> _WRITTEN INSTRUCTION_:
From the top of the entries, reproduce each line exactly, stopping after the line that contains "-0.031, -0.024, -0.030, -0.026, -0.032, -0.026]". Omit pictures.

-- start of RECORDS SHOWN --

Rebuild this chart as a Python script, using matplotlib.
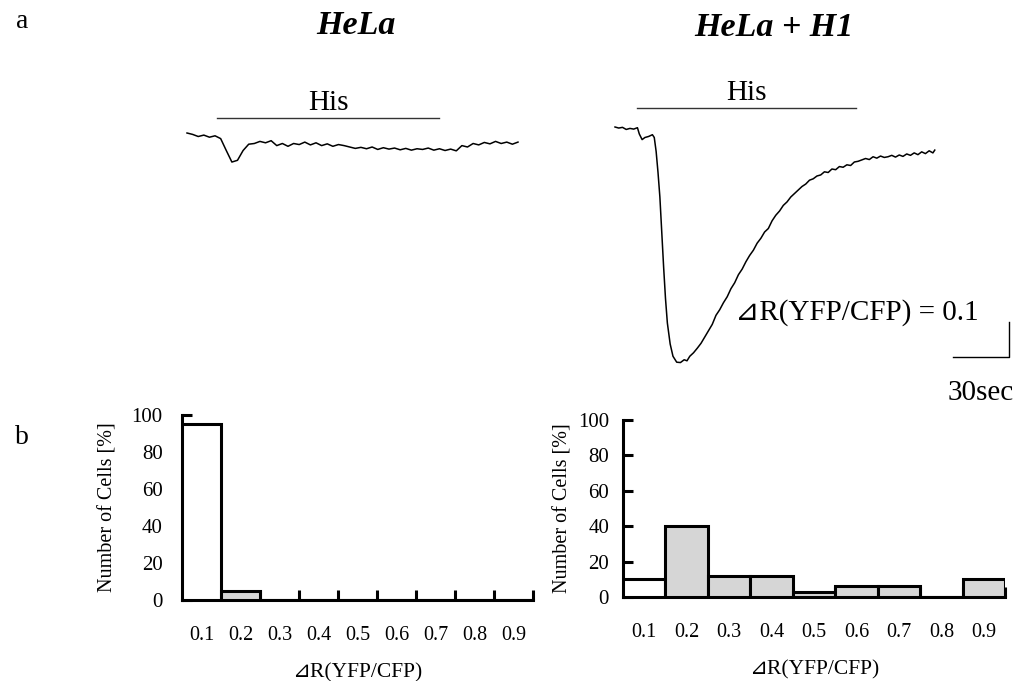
"""Histamine response traces and dR histograms for HeLa vs HeLa + H1."""

import matplotlib
matplotlib.use("Agg")
import matplotlib.pyplot as plt

plt.rcParams["font.family"] = ["Liberation Serif", "DejaVu Serif", "DejaVu Sans"]

# ---- panel a: ratio traces (time in sec, change in YFP/CFP ratio) ----
hela_t = [0, 3, 6, 9, 12, 15, 18, 21, 24, 27, 30, 33, 36, 39, 42, 45, 48, 51,
          54, 57, 60, 63, 66, 69, 72, 75, 78, 81, 84, 87, 90, 93, 96, 99, 102,
          105, 108, 111, 114, 117, 120, 123, 126, 129, 132, 135, 138, 141, 144,
          147, 150, 153, 156, 159, 162, 165, 168, 171, 174, 177]
hela_r = [0.000, -0.004, -0.010, -0.006, -0.012, -0.008, -0.016, -0.050, -0.083,
          -0.078, -0.050, -0.032, -0.030, -0.024, -0.028, -0.022, -0.036, -0.030,
          -0.038, -0.030, -0.033, -0.026, -0.034, -0.028, -0.036, -0.031, -0.038,
          -0.033, -0.036, -0.040, -0.044, -0.041, -0.045, -0.040, -0.047, -0.042,
          -0.046, -0.043, -0.048, -0.044, -0.049, -0.045, -0.047, -0.043, -0.049,
          -0.045, -0.050, -0.046, -0.051, -0.036, -0.040, -0.030, -0.034, -0.027,
          -0.031, -0.024, -0.030, -0.026, -0.032, -0.026]

h1_t = [0, 2, 4, 6, 8, 10, 12, 13, 14.5, 16, 18, 20, 21, 22, 23, 24, 25, 26, 27,
        28, 29.5, 31, 33, 35, 37, 38.5, 40, 42, 44, 46, 48, 50, 52, 54, 56, 58,
        60, 62, 64, 66, 68, 70, 72, 74, 76, 78, 80, 82, 84, 86, 88, 90, 92, 94,
        96, 98, 100, 102, 104, 106, 108, 110, 112, 114, 116, 118, 120, 122, 124,
        126, 128, 130, 132, 134, 136, 138, 140, 142, 144, 146, 148, 150, 152,
        154, 156, 158, 160, 162, 164, 166, 168, 170, 171]
h1_r = [0.000, -0.003, -0.001, -0.007, -0.004, -0.006, -0.002, -0.020, -0.036,
        -0.030, -0.027, -0.022, -0.030, -0.070, -0.130, -0.200, -0.300, -0.400,
        -0.490, -0.560, -0.620, -0.655, -0.672, -0.673, -0.665, -0.668, -0.655,
        -0.645, -0.632, -0.618, -0.600, -0.582, -0.564, -0.538, -0.522, -0.502,
        -0.485, -0.462, -0.445, -0.422, -0.406, -0.385, -0.367, -0.352, -0.332,
        -0.318, -0.300, -0.290, -0.268, -0.252, -0.240, -0.224, -0.214, -0.200,
        -0.190, -0.180, -0.170, -0.163, -0.152, -0.148, -0.140, -0.137, -0.128,
        -0.130, -0.120, -0.122, -0.113, -0.115, -0.108, -0.110, -0.100, -0.098,
        -0.094, -0.090, -0.093, -0.085, -0.089, -0.083, -0.087, -0.085, -0.081,
        -0.086, -0.080, -0.084, -0.077, -0.081, -0.074, -0.079, -0.071, -0.076,
        -0.068, -0.074, -0.066]

hela_his = (16, 135)      # histamine application window, sec
h1_his = (12, 129)
scale_t = 30              # sec
scale_r = 0.1

# ---- panel b: histograms ----
bins = ["0.1", "0.2", "0.3", "0.4", "0.5", "0.6", "0.7", "0.8", "0.9"]
hela_pct = [95, 5, 0, 0, 0, 0, 0, 0, 0]
h1_pct = [10, 40, 12, 12, 3, 6, 6, 0, 10]

W, H = 1028, 681
fig = plt.figure(figsize=(W / 100, H / 100), dpi=100)


def px_axes(x0, y0, x1, y1):
    return fig.add_axes([x0 / W, 1 - y1 / H, (x1 - x0) / W, (y1 - y0) / H])


def trace_axes(x0, x1, t0_px, r0_px, bar_px, his, t, r):
    ax = px_axes(x0, 80, x1, 400)
    pps, ppr = 1.87, 350.0
    ax.set_xlim((x0 - t0_px) / pps, (x1 - t0_px) / pps)
    ax.set_ylim(-(400 - r0_px) / ppr, -(80 - r0_px) / ppr)
    ax.axis("off")
    ax.plot(t, r, color="black", lw=1.1)
    bar_r = (r0_px - bar_px) / ppr
    ax.plot(his, [bar_r, bar_r], color="#333333", lw=1.0)
    ax.text(sum(his) / 2, bar_r + 0.006, "His", ha="center", va="bottom", fontsize=21)
    return ax


trace_axes(180, 530, 187, 133, 118, hela_his, hela_t, hela_r)
ax_r = trace_axes(600, 1028, 615, 127, 108, h1_his, h1_t, h1_r)

# scale bar
sx, sy = 210.7, -0.657
ax_r.plot([sx - scale_t, sx, sx], [sy, sy, sy + scale_r], color="black", lw=1.0,
          clip_on=False)
ax_r.text(sx - 16.5, -0.531, "\u22bfR(YFP/CFP) = 0.1", ha="right", va="center",
          fontsize=21)
ax_r.text(sx - scale_t / 2, -0.76, "30sec", ha="center", va="center",
          fontsize=21, clip_on=False)

fig.text(356 / W, 1 - 25 / H, "HeLa", ha="center", va="center", fontsize=24.5,
         fontweight="bold", fontstyle="italic")
fig.text(774 / W, 1 - 27 / H, "HeLa + H1", ha="center", va="center", fontsize=24.5,
         fontweight="bold", fontstyle="italic")
fig.text(22 / W, 1 - 22 / H, "a", ha="center", va="center", fontsize=20)
fig.text(22 / W, 1 - 437 / H, "b", ha="center", va="center", fontsize=20)


def hist_axes(ax, pct, ypad, ylabelpad):
    pos = list(range(len(pct)))
    colors = ["white"] + ["#d6d6d6"] * (len(pct) - 1)
    ax.bar(pos, pct, width=1.0, color=colors, edgecolor="black", linewidth=2.2,
           zorder=3)
    ax.set_xlim(-0.5, len(pct) - 0.5)
    ax.set_ylim(0, 100)
    for side in ["top", "right"]:
        ax.spines[side].set_visible(False)
    for side in ["left", "bottom"]:
        ax.spines[side].set_linewidth(2.2)
    ax.set_yticks([0, 20, 40, 60, 80, 100])
    ax.tick_params(axis="y", direction="in", length=7, width=2.2, labelsize=15,
                   pad=ypad)
    ax.set_xticks([p + 0.5 for p in pos])
    ax.set_xticklabels([])
    ax.tick_params(axis="x", direction="in", length=7, width=2.2)
    ax.set_xticks(pos, minor=True)
    ax.set_xticklabels(bins, minor=True)
    ax.tick_params(axis="x", which="minor", length=0, labelsize=14.5, pad=19)
    ax.set_ylabel("Number of Cells [%]", fontsize=14.5, labelpad=ylabelpad)
    ax.set_xlabel("\u22bfR(YFP/CFP)", fontsize=15.5, labelpad=13)


hist_axes(px_axes(182, 415, 533, 600), hela_pct, 14, 10)
hist_axes(px_axes(623, 420, 1005, 597), h1_pct, 10, 4)

fig.savefig("out.png", dpi=100)
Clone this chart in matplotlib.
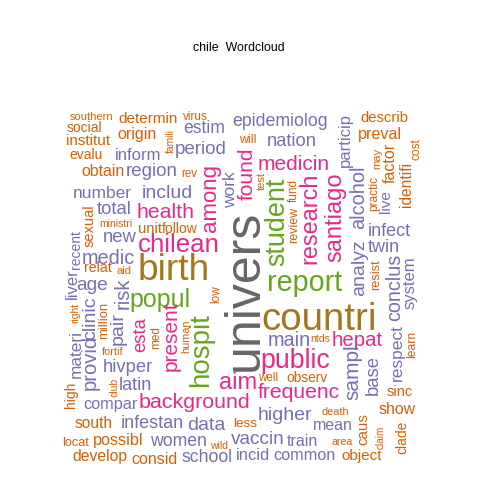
import matplotlib
matplotlib.use("Agg")
import matplotlib.pyplot as plt

# word cloud terms, their relative weight (drawn as font size in pt) and colour group
words = [
    "univers", "countri", "birth", "report", "hospit", "student", "popul",
    "public", "chilean", "santiago", "research", "aim", "among", "background",
    "health", "frequenc", "medicin", "found", "present", "hepat", "esta",
    "sampl", "provid", "medic", "main", "alcohol", "risk", "conclus", "includ",
    "analyz", "higher", "data", "clinic", "pair", "age", "vaccin", "period",
    "region", "total", "new", "base", "nation", "hivper", "infect", "twin",
    "latin", "infestan", "epidemiolog", "estim", "women", "school", "number",
    "work", "respect", "materi", "inform", "particip", "system", "liver",
    "incid", "compar", "common", "mean", "train", "live", "recent",
    "preval", "origin", "factor", "possibl", "consid", "show", "obtain",
    "develop", "identifi", "south", "determin", "institut", "object", "caus",
    "describ", "unit", "relat", "sexual", "sinc", "social", "evalu", "follow",
    "clade", "high", "observ", "less", "million", "resist", "locat", "review",
    "will", "learn", "practic", "cost", "low", "virus", "med", "fund", "well",
    "rev", "southern", "test", "may", "aid", "death", "fortif", "human",
    "area", "ntds", "ministri", "club", "wild", "right", "famili", "claim",
]
weights = [
    36, 27.6, 26.7, 20.7, 20, 19.4, 18,
    19.3, 18.6, 17, 16.8, 17, 16, 15.4,
    15.3, 15.2, 15, 15, 15, 14.7, 13.3,
    15, 14.5, 14.3, 14.3, 14.3, 14.5, 14.2, 14,
    14, 14, 14, 14, 14, 13.8, 13.7, 13.5,
    13.5, 13.3, 13.3, 13.3, 13.2, 13.2, 13, 13,
    13, 13, 12.8, 12.7, 12.7, 12.7, 12.5,
    12.5, 12.5, 12.4, 12, 12, 12, 12,
    11.9, 11.7, 11.7, 11.5, 11.5, 11, 10,
    11.6, 11.5, 11.5, 11.6, 11.5, 11.4, 11.4,
    11.3, 11.2, 11.2, 11, 11, 11, 10.9,
    10.7, 10.7, 10.2, 10.5, 10.5, 10, 10, 10,
    10, 10, 9.9, 9.7, 9.4, 9.2, 9.2, 9,
    8.8, 8.7, 8.6, 8.6, 8.6, 8.5, 8.5, 8.5, 8.4,
    8.3, 8, 8, 8, 8, 7.8, 7.8, 7.8,
    7.6, 7.6, 7.5, 7.5, 7.5, 7.4, 7.4, 7.2,
]
groups = (["gray"] + ["brown"] * 2 + ["green"] * 4 + ["pink"] * 14
          + ["purple"] * 45 + ["orange"] * 56)

# layout found by the word cloud (pixel position of each word on the 480px canvas)
vertical = [
    "univers", "hospit", "student", "santiago", "research", "among", "found",
    "present", "esta", "sampl", "provid", "alcohol", "risk", "conclus",
    "analyz", "clinic", "pair", "base", "work", "respect", "materi",
    "particip", "system", "liver", "live", "recent", "factor", "identifi",
    "caus", "sexual", "clade", "high", "million", "resist", "review", "learn",
    "practic", "cost", "low", "med", "fund", "test", "may", "human", "club",
    "right", "famili", "claim",
]
layout_x = [
    245, 319, 174, 305, 201, 277, 160,
    295, 179, 335, 310, 238, 211, 194,
    166, 299, 294, 247, 171, 357, 141,
    353, 90, 108, 289, 359, 123, 395, 167.5,
    360, 285, 206, 91, 118, 92, 258, 201,
    152, 114, 120, 373, 292, 128, 389, 384,
    135, 152, 280, 204, 178, 207, 102.5,
    231, 397, 76, 138.5, 345, 410, 72,
    253, 110, 304, 333, 302, 386, 76,
    380, 137, 390, 118, 155, 397, 103,
    100, 406, 94, 148, 88, 362, 363,
    384, 150, 98, 90, 400, 84, 86.5, 179.5,
    402, 71, 307, 245, 104, 376, 76, 294,
    248, 412, 374, 416, 216, 195.5, 156, 294, 268,
    189, 91.5, 262, 377, 124, 335, 113, 186,
    342, 320, 116, 114, 219, 75, 171, 381,
]
layout_y = [
    290, 320, 270, 283, 350, 222, 300,
    361, 245, 217, 218, 383, 198, 403,
    213, 392, 164, 174, 336, 341, 335,
    372, 362, 259, 341, 197, 293, 287, 193,
    268, 416, 425, 318, 329, 285, 440, 149,
    172, 209, 237, 375, 142, 367, 232, 248,
    385, 424, 122, 128.5, 442, 457, 194,
    190, 353, 354, 155, 140, 283, 284,
    455, 405, 455, 426, 441, 202, 250,
    134, 134, 163, 440, 459, 410, 172,
    457, 184, 424, 119, 141, 456, 429,
    118, 229, 268, 226, 392, 128, 155, 229,
    437, 395, 378, 424, 320, 275, 443, 225,
    140, 344, 193, 149, 294, 117, 338, 191, 378,
    174, 117, 181, 158, 271, 412, 352, 336,
    442, 339, 224, 387, 446, 313, 141, 437,
]

palette = {
    "gray": "#666666", "brown": "#A6761D", "green": "#66A61E",
    "pink": "#E7298A", "purple": "#7570B3", "orange": "#D95F02",
}

fig = plt.figure(figsize=(4.8, 4.8), dpi=100)
ax = fig.add_axes([0, 0, 1, 1])
ax.set_xlim(0, 480)
ax.set_ylim(480, 0)
ax.axis("off")

for word, size, grp, x, y in zip(words, weights, groups, layout_x, layout_y):
    ax.text(x, y, word, fontsize=size, color=palette[grp],
            rotation=90 if word in vertical else 0,
            ha="center", va="center", family="Liberation Sans")

ax.text(238.5, 48, "chile  Wordcloud", fontsize=8.9, color="black",
        ha="center", va="center", family="Liberation Sans")

fig.savefig("out.png", dpi=100)
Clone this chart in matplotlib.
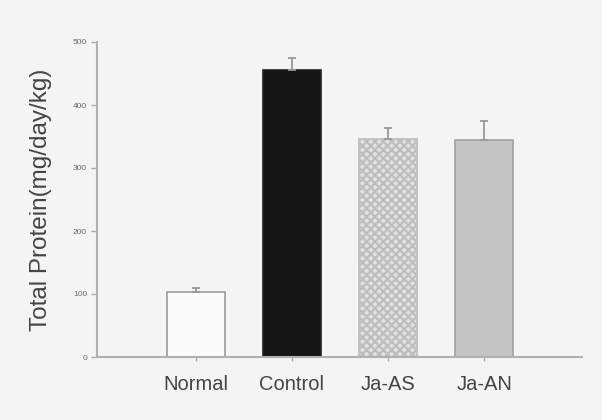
import matplotlib.pyplot as plt

groups = ['Normal', 'Control', 'Ja-AS', 'Ja-AN']
protein = [103, 455, 346, 344]
sem = [7, 19, 17, 31]
yticks = [0, 100, 200, 300, 400, 500]

plt.rcParams['font.family'] = ['Liberation Sans', 'DejaVu Sans']
plt.rcParams['hatch.color'] = '#8c8c8c'
plt.rcParams['hatch.linewidth'] = 1.6

fig = plt.figure(figsize=(6.02, 4.2), dpi=100)
fig.patch.set_facecolor('#f4f4f4')
ax = fig.add_axes([0.161, 0.15, 0.806, 0.75])
ax.set_facecolor('#f4f4f4')

x = range(len(groups))
face = ['#fbfbfb', '#151515', '#e2e2e2', '#c4c4c4']
edge = ['#9a9a9a', '#202020', '#bdbdbd', '#a0a0a0']
hatch = [None, None, 'xxxx', None]

for i in x:
    ax.bar(i, protein[i], width=0.61, color=face[i], edgecolor=edge[i],
           linewidth=1.2, hatch=hatch[i], zorder=2)
    ax.errorbar(i, protein[i], yerr=[[0], [sem[i]]], fmt='none',
                ecolor='#999999', elinewidth=1.3, capsize=3, capthick=1.3,
                zorder=3)

ax.set_xlim(-1.03, 4.02)
ax.set_ylim(0, 500)
ax.set_xticks(list(x))
ax.set_xticklabels(groups, fontsize=14.5, color='#444444')
ax.set_yticks(yticks)
ax.set_yticklabels([str(t) for t in yticks], fontsize=6, color='#666666')
ax.tick_params(axis='y', length=4, width=1, color='#aaaaaa', pad=3)
ax.tick_params(axis='x', length=3, width=1, color='#aaaaaa', pad=10)

for s in ['top', 'right']:
    ax.spines[s].set_visible(False)
for s in ['left', 'bottom']:
    ax.spines[s].set_color('#b0b0b0')
    ax.spines[s].set_linewidth(1.5)

ax.set_ylabel('Total Protein(mg/day/kg)', fontsize=17.5, color='#444444',
              labelpad=15)

plt.savefig('out.png', dpi=100, facecolor=fig.get_facecolor())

-- end of RECORDS SHOWN --

> _TASK SOLUTION_:
Rebuild this chart as a Python script, using matplotlib.
"""Histamine response traces and dR histograms for HeLa vs HeLa + H1."""

import matplotlib
matplotlib.use("Agg")
import matplotlib.pyplot as plt

plt.rcParams["font.family"] = ["Liberation Serif", "DejaVu Serif", "DejaVu Sans"]

# ---- panel a: ratio traces (time in sec, change in YFP/CFP ratio) ----
hela_t = [0, 3, 6, 9, 12, 15, 18, 21, 24, 27, 30, 33, 36, 39, 42, 45, 48, 51,
          54, 57, 60, 63, 66, 69, 72, 75, 78, 81, 84, 87, 90, 93, 96, 99, 102,
          105, 108, 111, 114, 117, 120, 123, 126, 129, 132, 135, 138, 141, 144,
          147, 150, 153, 156, 159, 162, 165, 168, 171, 174, 177]
hela_r = [0.000, -0.004, -0.010, -0.006, -0.012, -0.008, -0.016, -0.050, -0.083,
          -0.078, -0.050, -0.032, -0.030, -0.024, -0.028, -0.022, -0.036, -0.030,
          -0.038, -0.030, -0.033, -0.026, -0.034, -0.028, -0.036, -0.031, -0.038,
          -0.033, -0.036, -0.040, -0.044, -0.041, -0.045, -0.040, -0.047, -0.042,
          -0.046, -0.043, -0.048, -0.044, -0.049, -0.045, -0.047, -0.043, -0.049,
          -0.045, -0.050, -0.046, -0.051, -0.036, -0.040, -0.030, -0.034, -0.027,
          -0.031, -0.024, -0.030, -0.026, -0.032, -0.026]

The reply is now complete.